Tebligat Kanununun 10/2 ve 21/2. maddeleri farklı şekilde yorumlanarak, başka adresi bilinmediği gerekçesiyle muhatabın adres kayıt sistemindeki yerleşim yeri adresine doğrudan doğruya 21/2. maddesine göre tebligat çıkartılması ve bu hükme göre tebliğ edilmesi, yukarıda belirtilen hükümlere aykırı olduğundan ve muhatabın savunma hakkını kısıtlayacağından usulüne uygun değildir.

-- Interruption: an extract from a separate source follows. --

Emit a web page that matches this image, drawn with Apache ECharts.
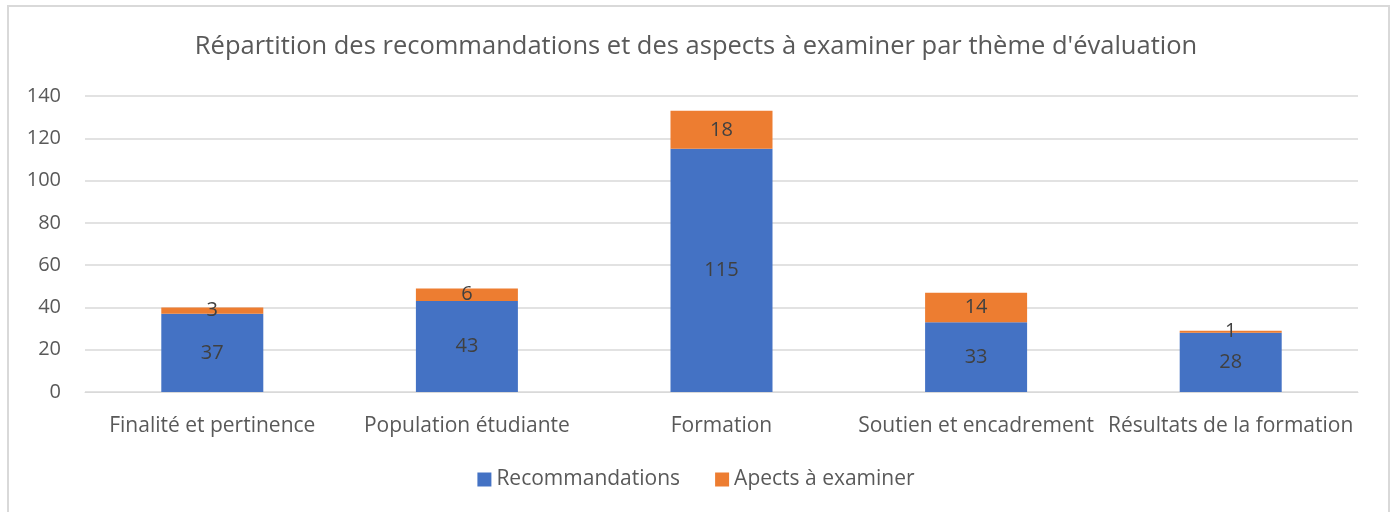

Yukarıda açıklanan ilkeler ışığında somut olaya gelince,
1)Gerekçeli karar davalılar …, …, …, …’ye doğrudan doğruya Tebligat kanunun 21/2. maddesine göre tebligat çıkartıltıldığı, tebligatların 7201 sayılı Tebligat Kanunu ve Tebligat Kanununun Uygulanmasına Dair Yönetmelik hükümlerine aykırı olduğu,
2)Davalılar …, …, … ve … vekillerine çıkartılan Gerekçeli karar tebligat tutanaklarının dosya içerisinde bulunmadığı anlaşılmakla tebligat çıkartılmış ise, tebligat tutanaklarının dosya arasına alınması çıkartılmamış yada tutanakların bulunamaması halinde tekrar tebligat yapılması,
Yukarıdaki açıklamalar ışığında, gerekçeli karar usulsüz olarak tebliğ edilen davalılara ve tebligat çıkartılmamış olan davalılara gerekçeli kararın 7201 Sayılı Tebligat Kanunu’nu ve tebligat kanunun uygulanmasına dair yönetmelik hükümlerine göre usulüne uygun olarak tebliği ile temyiz süresinin beklenilmesi,
3)Temyize konu karar davalı … vekili tarafından da temyiz edilmiş ise de; dosya içerisinde ve uyap kayıtlarında temyiz harcının alındığına dair evrak bulunmadığı anlaşılmakla;
Davalı vekili tarafından, süresinde harcın yatırılıp yatırılmadığı belirlenerek; harç yatırılmış ise harç alındı makbuzu eklenmeli, harç yatırılmamış ise, temyiz tarihinde yürürlükte bulunan 6100 sayılı Hukuk Muhakemeleri Kanununun geçici 3. maddesi yollamasıyla “Hukuk Usûlü Muhakemeleri Kanununun 434. maddesi ile ilgili 25.01.1985 gün ve 5/1 sayılı İçtihadi Birleştirme Kararı hükmü gereğince, temyiz isteği, dilekçenin temyiz defterine kaydettirildiği tarihte yapılmış sayılır ve temyiz dilekçesi verilirken gerekli harç ve giderlerin tamamı ödenir. Temyiz harç ve giderlerinin eksik ödenmiş veya hiç ödenmemiş olduğunun sonradan anlaşılmış bulunması halinde, karar veren Hâkim tarafından yedi günlük kesin süre tanınarak, bu süre içerisinde tamamlanması veya ödenmesi, aksi halde temyizden vazgeçmiş sayılacağı temyiz edene yöntemince ve yazılı olarak bildirilir. Ancak temyiz harcının mahkeme kalemince hesaplanıp temyiz edenden istendiği halde süresinde ödenmediği belgelendirilmiş ise temyiz isteğinin reddi gerekir.” maddesinde öngörülen prosedür işletildikten sonra,
Temyiz dilekçesinin reddi yönüne gidilirse davalı avukatına tebliğ edilerek temyiz süresi geçtikten, temyizin süresinde yapıldığı sonucuna varıldığı takdirde doğrudan temyiz incelemesi için Dairemize gönderilmesi,
Belirtilen eksiklikler giderildikten sonra temyiz incelemesi yapılmak üzere Dairemize gönderilmesi için dosyanın MAHALLİNE İADESİNE, 14.02.2019 tarihinde oybirliği ile karar verildi.